Delaware Supreme Court upholds Cox Castle & Nicholson Lawyers' Successful Defense of Corporation’s “Poison Pill” Designed to Protect Net Operating Losses
The Delaware Supreme Court yesterday issued an opinion in Versata Enterprises, Inc. and Trilogy, Inc. v Selectica, Inc., No. 193, 2010, upholding a decision of the Delaware Court of Chancery that addresses the ability of a corporation to lower its “poison pill” trigger threshold to 4.99% to protect the tax benefits of accumulated net operating losses (“NOLs”) rather than the more traditional protection against hostile take-overs of historically profitable companies. Cox Castle & Nicholson LLP lawyers Jonathan S. Kitchen and Christian H. Cebrian served both as trial counsel and appellate counsel to Selectica, Inc. along with Delaware lawyers Richards Layton & Finger. The decision represents a complete success for Selectica.
In this case, Selectica, a microcap company that had accumulated significant NOLs, amended its shareholder rights plan to lower the threshold in the face of an attempt by a shareholder-competitor to accumulate more than 5% of its stock, thereby threatening the future use of its NOLs. Section 382 of the Internal Revenue Code imposes limitations of the use of NOLs if a company experiences an “ownership change.” An “ownership change” is generally determined by looking for a change of ownership of more than 50% of the company’s stock by 5% or greater shareholders over a rolling three-year testing period.
After becoming aware that Trilogy, one of its competitors who had sued the company on previous occasions, was acquiring significant number of shares and that Selectica was approaching a Section 382 ownership change, the Selectica board reduced the trigger for its shareholder rights plan from 15% to 4.99% (just under the 5% threshold used for section 382 calculations). Selectica informed Trilogy of the new rights plan, but Trilogy nonetheless continued to buy shares and refused Selectica’s overtures for a standstill, ultimately intentionally buying through the 4.99% threshold, triggering the pill. Trilogy’s stated motive was to bring “urgency” to the resolution of unrelated disputes between the two companies. After Trilogy’s continued refusal to assure Selectica it would not purchase additional shares, Selectica’s board exercised the exchange provisions of the rights plan and diluted Trilogy’s holdings from 6.7% to 3.3%. Selectica then sued for declaratory relief to uphold the board’s actions. Trilogy counterclaimed, seeking invalidation of the actions on legal and equitable grounds, including the claim that the 4.99% trigger was per se invalid.

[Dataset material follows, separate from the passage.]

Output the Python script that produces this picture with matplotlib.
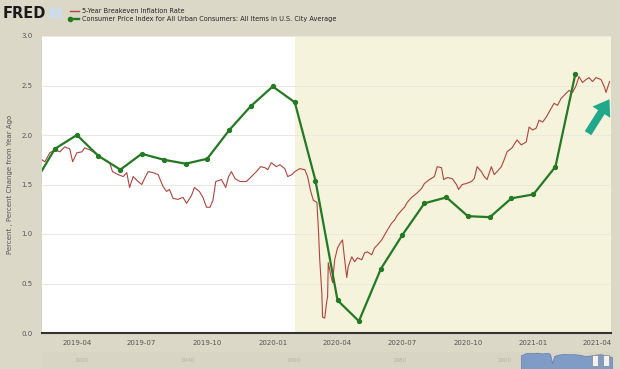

In the first case addressing the intentional triggering of a modern “poison pill,” the Delaware Supreme Court affirmed that Selectica’s adoption of the lower threshold was neither a coercive or a preclusive anti-takeover measure, but was reasonable given the impact that Trilogy’s purchases might have had on the company’s ability to use its NOLs in the future.
The case, involving a host of expert and lay witnesses, was brought to trial in just five months. The decision is important for many corporations in the current economic climate because it validates a tool increasingly being adopted by public companies of all sizes to protect their ability to offset past losses against potential future profits as the economy recovers.